Embora o valor de uma mulher trans não seja definido pelo fato de ter um parceiro romântico ou um marido, mulheres trans precisam saber que são ilimitadas, dignas de amor – e que há mais do que tristeza ou morte esperando.

Nem todas as mulheres em Pose encontram o amor e o casamento na temporada final, mas percebem o quanto são especiais e exigem seu valor. Elektra, com a ajuda da Srta. Orlando (Cecilia Gentili), uma cirurgiã plástica, e alguns novos associados duvidosos, cria um lucrativo negócio de sexo por telefone. Ela chega a se autodescrever como “McDonalds da indústria do sexo por telefone”. LOL! Como uma nova magnata dos negócios, Elektra quer gastar o máximo possível com suas meninas. Ela até compra um condomínio novo para Lulu. Por causa de sua incrível generosidade, vemos nossas quatro protagonistas festejando com tudo, desde caviar e filé mignon a champanhe em restaurantes de luxo, ostentando os vestidos de grife mais elegantes enquanto são mimadas com luxuosos pedicures e manicures.
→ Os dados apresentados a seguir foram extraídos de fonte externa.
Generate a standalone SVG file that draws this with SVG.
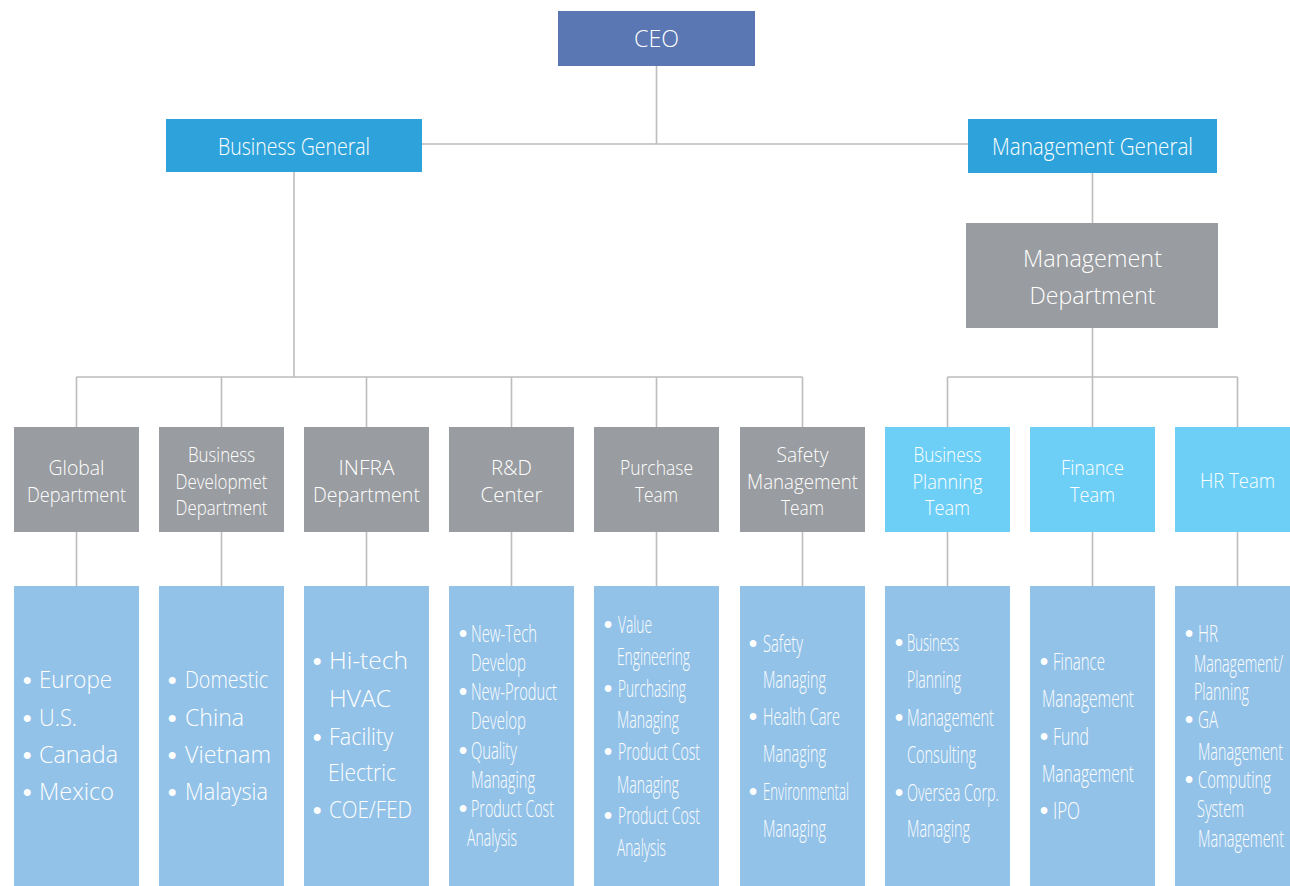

Elas também são vistas publicamente pela cidade, exalando classe, profissionalismo – ou simplesmente se divertindo à la Sex and the City. Embora essas extravagâncias possam ser materialistas, é revigorante ver mulheres trans desfrutando dos luxos da vida em vez de apenas tentativas desesperadas de sobreviver. Principalmente, porque o sucesso delas, em grande parte, se deve às conexões inquebráveis ​​que elas mantêm entre si. Elas estavam lá uma para a outra quando perderam Candy, quando tinha drogas envolvidas e quando tiveram dúvidas se sequer permaneceriam vivas.

Quando a esperança foi perdida, elas se reergueram: isso é o que irmãs e mães fazem. Afinal, o salão de baile é o lar, o lar é o salão de baile, e o salão de baile reuniu essas mulheres trans poderosas, fortes e inspiradoras.

Imagem: Netflix/FOX

Talvez Pose seja lembrado por quebrar a barreira de Hollywood em torno da representação trans. Mas sua maior mensagem é clara: as mulheres trans merecem prosperar, saber como é estar viva, não apenas estar apaixonada, mas também ser amada e realizar sonhos maiores do que jamais poderiam ter imaginado. Acima de tudo, sabemos, elas podem não só ganhar troféus, mas também podem ganhar na vida e no amor.


Texto traduzido e adaptado da BitchMedia.